Subject: Re: vm_fault in pmap_changebit()
To: Dave Huang <khym@bga.com>
From: Chuck Cranor <chuck@maria.wustl.edu>
List: port-i386
Date: 11/11/1997 12:03:08
>Well, my machine crashed again, and I got the following message:
>Bad PV entry discovered: pmap=0xf0676b80, va=0xefbfd000
>  NO page-table!
>vm_fault(0xf0694a00, 0, 1, 0) -> 5
>fatal page fault in supervisor mode
>trap type 6 code efbf0000 eip f01a8bc4 cs f01a0008 eflags 10286 cr2 0 cpl e00044c2
>panic: trap
>And as usual, the fault occurs at the "*pte = (*pte & maskbits) | setbits"
>line... pte is a null pointer.

>I've tried to follow the stack frames by hand... except for the
>pmap_changebit, these are the return addresses on the stack, so
>they're pointing to the line after the actual call. Hopefully, I did
>this correctly :)

>0xf01a8bc4 is in pmap_changebit (../../../../arch/i386/i386/pmap.c:1658).
>0xf019dad9 is in vm_page_deactivate (machine/pmap.h:177). [ actually the inline function pmap_clear_reference ]
>0xf019e0bc is in vm_pageout_scan (../../../../vm/vm_pageout.c:241).
>0xf019e3d9 is in vm_pageout (../../../../vm/vm_pageout.c:570).
>0xf01086a1 is in start_pagedaemon (../../../../kern/init_main.c:570).
>I lose the stack frames here... It looks like the next one is proc_trampoline, in locore.s

>So, does this mean anything to anyone? :) Kernel was compiled from
>November 9 source... core dump and kernel with debug symbols available
>if anyone wants to see.

basically, what is happening is that the pagedaemon is running because
there is a memory shortage.    the pagedaemon has already scanned the
inactive queue (to free pages) and is now in the process of moving
pages from the active queue to the inactive queue ("vm_page_deactivate").
as part of that process it wants to clear the "reference" bit.

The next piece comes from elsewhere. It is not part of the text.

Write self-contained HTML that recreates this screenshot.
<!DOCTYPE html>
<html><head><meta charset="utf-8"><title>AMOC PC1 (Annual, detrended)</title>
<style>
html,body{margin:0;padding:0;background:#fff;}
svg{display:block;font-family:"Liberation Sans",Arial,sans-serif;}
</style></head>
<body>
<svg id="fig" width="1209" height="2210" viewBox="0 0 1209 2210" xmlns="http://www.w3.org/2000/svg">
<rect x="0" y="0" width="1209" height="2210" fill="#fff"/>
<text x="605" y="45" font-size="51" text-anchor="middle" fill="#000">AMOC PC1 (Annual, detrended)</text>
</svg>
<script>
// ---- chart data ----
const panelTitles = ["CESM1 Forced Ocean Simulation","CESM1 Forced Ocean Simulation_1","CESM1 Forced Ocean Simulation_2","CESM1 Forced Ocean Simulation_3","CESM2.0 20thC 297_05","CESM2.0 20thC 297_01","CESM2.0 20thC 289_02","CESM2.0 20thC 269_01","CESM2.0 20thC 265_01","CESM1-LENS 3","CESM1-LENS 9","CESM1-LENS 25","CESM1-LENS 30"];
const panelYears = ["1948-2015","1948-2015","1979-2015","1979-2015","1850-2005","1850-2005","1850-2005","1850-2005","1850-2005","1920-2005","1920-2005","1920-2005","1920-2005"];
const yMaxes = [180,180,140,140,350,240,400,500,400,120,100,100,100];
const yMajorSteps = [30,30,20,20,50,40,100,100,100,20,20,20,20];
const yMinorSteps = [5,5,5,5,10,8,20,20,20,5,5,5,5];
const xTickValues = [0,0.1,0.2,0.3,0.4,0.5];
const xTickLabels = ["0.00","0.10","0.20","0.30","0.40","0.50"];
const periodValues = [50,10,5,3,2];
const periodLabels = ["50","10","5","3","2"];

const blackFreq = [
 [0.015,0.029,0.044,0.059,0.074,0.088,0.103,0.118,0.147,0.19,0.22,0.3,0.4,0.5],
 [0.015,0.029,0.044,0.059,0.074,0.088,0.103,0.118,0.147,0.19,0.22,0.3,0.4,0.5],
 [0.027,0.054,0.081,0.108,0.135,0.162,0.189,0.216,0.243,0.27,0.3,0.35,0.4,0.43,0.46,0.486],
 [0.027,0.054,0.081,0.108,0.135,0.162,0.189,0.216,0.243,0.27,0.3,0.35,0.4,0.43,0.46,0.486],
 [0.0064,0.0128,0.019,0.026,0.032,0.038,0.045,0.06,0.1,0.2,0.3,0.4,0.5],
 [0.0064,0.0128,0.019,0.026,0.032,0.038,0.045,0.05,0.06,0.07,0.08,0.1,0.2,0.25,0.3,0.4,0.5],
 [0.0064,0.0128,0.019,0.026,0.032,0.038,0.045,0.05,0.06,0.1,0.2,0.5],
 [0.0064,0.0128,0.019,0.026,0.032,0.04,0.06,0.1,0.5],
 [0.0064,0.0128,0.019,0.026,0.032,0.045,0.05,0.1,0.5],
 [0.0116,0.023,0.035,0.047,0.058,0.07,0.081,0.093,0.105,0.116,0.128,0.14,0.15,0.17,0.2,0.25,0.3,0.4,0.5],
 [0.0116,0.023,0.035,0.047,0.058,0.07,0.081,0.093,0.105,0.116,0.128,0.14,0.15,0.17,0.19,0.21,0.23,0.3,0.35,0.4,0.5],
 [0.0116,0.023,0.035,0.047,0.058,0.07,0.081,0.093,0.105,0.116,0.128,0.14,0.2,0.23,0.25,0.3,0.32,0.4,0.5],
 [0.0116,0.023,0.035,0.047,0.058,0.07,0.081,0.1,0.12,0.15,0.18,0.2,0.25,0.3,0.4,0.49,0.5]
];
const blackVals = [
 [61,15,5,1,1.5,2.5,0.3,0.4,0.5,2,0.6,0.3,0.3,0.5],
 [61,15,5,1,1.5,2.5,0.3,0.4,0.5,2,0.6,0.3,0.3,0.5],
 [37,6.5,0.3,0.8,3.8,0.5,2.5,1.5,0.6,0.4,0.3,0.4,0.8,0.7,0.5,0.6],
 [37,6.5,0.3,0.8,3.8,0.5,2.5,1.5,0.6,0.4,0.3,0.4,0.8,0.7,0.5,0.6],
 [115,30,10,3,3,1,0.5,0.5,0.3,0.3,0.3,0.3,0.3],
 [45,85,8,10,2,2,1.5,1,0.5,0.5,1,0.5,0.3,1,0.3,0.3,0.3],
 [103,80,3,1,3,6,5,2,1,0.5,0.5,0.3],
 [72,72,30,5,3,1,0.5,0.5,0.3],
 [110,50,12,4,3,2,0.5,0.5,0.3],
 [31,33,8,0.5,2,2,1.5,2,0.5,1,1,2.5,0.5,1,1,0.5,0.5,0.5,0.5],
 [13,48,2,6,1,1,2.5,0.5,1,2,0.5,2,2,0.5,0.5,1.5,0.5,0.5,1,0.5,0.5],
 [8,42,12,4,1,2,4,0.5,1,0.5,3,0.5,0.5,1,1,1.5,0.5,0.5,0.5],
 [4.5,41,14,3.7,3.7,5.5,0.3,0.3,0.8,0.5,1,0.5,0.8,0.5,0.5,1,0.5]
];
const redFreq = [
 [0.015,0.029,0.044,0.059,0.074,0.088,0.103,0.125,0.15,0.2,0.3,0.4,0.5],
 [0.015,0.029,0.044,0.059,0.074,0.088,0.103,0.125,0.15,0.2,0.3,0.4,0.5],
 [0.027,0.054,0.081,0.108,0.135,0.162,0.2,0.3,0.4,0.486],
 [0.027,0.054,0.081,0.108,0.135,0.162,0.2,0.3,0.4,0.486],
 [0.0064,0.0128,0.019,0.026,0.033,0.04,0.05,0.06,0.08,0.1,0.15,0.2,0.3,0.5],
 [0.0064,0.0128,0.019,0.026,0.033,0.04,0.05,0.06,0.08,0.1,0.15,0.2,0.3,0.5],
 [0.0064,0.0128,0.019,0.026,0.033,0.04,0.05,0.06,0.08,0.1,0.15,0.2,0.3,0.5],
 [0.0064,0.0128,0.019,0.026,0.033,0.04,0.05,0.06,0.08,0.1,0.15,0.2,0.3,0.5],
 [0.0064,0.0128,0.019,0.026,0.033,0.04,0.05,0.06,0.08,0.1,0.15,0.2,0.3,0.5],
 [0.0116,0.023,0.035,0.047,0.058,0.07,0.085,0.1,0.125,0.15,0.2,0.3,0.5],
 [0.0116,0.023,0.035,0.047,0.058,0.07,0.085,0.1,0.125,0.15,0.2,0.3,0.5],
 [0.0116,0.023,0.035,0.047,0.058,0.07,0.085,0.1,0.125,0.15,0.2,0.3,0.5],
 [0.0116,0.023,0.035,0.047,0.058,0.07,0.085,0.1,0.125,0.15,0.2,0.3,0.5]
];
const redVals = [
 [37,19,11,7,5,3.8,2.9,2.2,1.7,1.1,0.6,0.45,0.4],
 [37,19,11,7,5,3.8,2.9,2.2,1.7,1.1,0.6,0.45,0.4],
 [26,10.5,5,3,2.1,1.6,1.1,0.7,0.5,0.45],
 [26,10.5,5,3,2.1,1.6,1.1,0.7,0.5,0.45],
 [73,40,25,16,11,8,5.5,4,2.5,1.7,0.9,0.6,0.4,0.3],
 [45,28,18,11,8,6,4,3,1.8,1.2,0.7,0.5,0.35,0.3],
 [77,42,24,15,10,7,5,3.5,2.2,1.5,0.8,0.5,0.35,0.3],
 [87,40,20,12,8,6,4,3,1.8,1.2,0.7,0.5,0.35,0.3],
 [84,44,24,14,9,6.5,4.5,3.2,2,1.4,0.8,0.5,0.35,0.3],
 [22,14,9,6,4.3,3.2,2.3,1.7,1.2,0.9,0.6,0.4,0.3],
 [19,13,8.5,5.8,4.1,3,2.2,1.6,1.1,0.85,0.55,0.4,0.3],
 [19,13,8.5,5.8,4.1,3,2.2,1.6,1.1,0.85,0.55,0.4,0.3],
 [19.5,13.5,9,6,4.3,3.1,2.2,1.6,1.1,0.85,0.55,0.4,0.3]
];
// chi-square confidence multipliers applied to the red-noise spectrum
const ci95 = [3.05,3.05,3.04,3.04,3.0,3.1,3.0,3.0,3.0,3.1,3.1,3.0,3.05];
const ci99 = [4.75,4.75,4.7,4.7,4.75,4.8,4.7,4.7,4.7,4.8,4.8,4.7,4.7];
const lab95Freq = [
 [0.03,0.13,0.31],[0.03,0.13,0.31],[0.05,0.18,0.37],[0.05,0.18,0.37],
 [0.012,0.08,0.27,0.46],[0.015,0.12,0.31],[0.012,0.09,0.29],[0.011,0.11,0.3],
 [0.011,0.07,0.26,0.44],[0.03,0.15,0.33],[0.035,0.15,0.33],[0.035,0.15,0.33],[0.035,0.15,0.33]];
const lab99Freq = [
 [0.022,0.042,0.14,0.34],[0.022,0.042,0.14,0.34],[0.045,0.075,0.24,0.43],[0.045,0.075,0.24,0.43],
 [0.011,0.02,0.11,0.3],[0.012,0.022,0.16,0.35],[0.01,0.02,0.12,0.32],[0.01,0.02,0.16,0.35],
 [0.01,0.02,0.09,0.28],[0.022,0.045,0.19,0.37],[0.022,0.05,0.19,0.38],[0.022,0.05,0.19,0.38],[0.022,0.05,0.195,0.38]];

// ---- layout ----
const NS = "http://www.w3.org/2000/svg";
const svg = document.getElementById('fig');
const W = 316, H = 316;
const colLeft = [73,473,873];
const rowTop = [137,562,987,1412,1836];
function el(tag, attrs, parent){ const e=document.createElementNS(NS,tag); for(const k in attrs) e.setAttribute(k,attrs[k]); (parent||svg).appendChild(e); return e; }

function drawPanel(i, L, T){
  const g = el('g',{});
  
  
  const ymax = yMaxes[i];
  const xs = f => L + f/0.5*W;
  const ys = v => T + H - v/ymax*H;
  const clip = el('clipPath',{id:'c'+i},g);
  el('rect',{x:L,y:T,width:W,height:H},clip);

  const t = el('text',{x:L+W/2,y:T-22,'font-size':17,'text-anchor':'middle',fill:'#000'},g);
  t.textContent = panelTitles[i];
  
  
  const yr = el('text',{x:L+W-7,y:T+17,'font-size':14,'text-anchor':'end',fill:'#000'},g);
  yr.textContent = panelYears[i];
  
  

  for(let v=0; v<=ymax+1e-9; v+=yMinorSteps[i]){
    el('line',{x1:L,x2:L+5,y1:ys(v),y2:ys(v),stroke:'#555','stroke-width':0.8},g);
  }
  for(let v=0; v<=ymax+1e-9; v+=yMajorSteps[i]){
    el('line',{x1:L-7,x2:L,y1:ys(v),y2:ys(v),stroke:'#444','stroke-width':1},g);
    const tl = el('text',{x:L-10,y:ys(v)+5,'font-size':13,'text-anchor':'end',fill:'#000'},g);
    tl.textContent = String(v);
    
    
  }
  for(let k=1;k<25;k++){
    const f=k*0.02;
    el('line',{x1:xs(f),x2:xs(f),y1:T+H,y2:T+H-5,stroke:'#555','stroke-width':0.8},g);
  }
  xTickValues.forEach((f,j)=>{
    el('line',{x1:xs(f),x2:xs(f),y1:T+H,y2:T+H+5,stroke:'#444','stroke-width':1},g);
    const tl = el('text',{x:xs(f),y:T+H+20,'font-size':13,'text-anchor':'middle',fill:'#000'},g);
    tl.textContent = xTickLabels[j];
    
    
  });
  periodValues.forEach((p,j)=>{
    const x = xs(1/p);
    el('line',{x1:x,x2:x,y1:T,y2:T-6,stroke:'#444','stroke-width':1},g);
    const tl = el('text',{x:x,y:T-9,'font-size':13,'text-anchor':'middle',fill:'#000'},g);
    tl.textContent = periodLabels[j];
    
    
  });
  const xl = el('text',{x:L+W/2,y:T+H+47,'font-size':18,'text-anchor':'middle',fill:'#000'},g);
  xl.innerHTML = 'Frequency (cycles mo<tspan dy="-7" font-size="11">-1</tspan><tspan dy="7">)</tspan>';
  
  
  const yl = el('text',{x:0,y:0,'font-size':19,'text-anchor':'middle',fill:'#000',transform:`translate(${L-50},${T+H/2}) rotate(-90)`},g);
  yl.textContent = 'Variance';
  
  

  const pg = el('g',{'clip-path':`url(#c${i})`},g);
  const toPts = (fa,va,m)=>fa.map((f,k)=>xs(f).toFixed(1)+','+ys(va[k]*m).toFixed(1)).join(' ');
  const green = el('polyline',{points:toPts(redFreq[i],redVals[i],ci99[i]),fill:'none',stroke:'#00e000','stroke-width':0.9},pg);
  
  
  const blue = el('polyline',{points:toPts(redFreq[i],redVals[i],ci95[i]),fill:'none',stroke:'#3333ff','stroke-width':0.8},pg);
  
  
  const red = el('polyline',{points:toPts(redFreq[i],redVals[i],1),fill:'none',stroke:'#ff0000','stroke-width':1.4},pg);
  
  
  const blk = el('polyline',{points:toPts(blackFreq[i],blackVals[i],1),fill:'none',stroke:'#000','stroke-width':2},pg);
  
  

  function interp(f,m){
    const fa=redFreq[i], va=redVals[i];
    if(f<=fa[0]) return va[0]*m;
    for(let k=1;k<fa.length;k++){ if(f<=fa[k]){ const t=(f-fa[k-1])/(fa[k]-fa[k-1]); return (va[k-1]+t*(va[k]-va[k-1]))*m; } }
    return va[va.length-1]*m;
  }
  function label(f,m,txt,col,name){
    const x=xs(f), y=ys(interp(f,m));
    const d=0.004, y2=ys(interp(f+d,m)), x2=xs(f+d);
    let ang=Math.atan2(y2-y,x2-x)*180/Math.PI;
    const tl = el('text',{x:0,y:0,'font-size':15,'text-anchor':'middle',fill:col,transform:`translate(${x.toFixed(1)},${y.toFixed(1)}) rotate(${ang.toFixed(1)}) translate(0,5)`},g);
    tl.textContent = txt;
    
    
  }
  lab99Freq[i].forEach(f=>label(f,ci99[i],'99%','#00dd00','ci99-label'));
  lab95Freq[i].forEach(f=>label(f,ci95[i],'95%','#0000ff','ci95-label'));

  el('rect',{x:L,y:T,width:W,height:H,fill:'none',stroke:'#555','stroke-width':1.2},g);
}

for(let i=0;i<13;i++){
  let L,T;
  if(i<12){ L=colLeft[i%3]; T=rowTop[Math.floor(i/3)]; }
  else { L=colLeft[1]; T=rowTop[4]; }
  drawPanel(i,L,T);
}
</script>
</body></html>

to do this, the pmap must find every valid mapping of the page and
clear the reference bit in each PTE that is mapping the page.  the
pmap module keeps a list of <PMAP,VA> pairs [one for each active mapping
of the page] per each vm_page.

so, the pmap_changebit() is going down this list of <PMAP,VA> pairs
clearing the reference bit when it comes to the entry for
<PMAP=0xf0676b80, VA=0xefbfd000>.    VA 0xefbfd000 is the top of the
stack.    since that <PMAP,VA> pair is on the list, the pmap expects
the vm_page to be mapped at 0xefbfd000 in that pmap.   however, when
it looks at the page directory for pmap 0xf0676b80 it discovers that
not only is the vm_page not mapped at VA 0xefbfd000, but also the
pmap doesn't even have a page table page mapping the 4MB block of VM
that 0xefbfd000 lives in!


so, the problem is that either the page table page that was mapping
that address went away when it should not have, or the <PMAP,VA>
entry on the pv list is a stale one that shouldn't have been there
in the first place.   note that the page table pages are currently
part of the user's address space (from VM_MAXUSER_ADDRESS to
VM_MAX_ADDRESS) and there is an interesting hack to "pre-fault"
them in in trap.c.   this could be kind of painful to debug.



the somewhat good news is that i've re-written the i386 pmap from
scratch based on the current pmap, with various changes from myself,
mach, and freebsd thrown in.   i've been using this pmap for a couple
of months without any problems.  it is possible that it might solve your
problem.  the somewhat bad news is that my pmap re-write is designed
to fit in my VM system rather than the Mach based VM system currently in
the tree.

chuck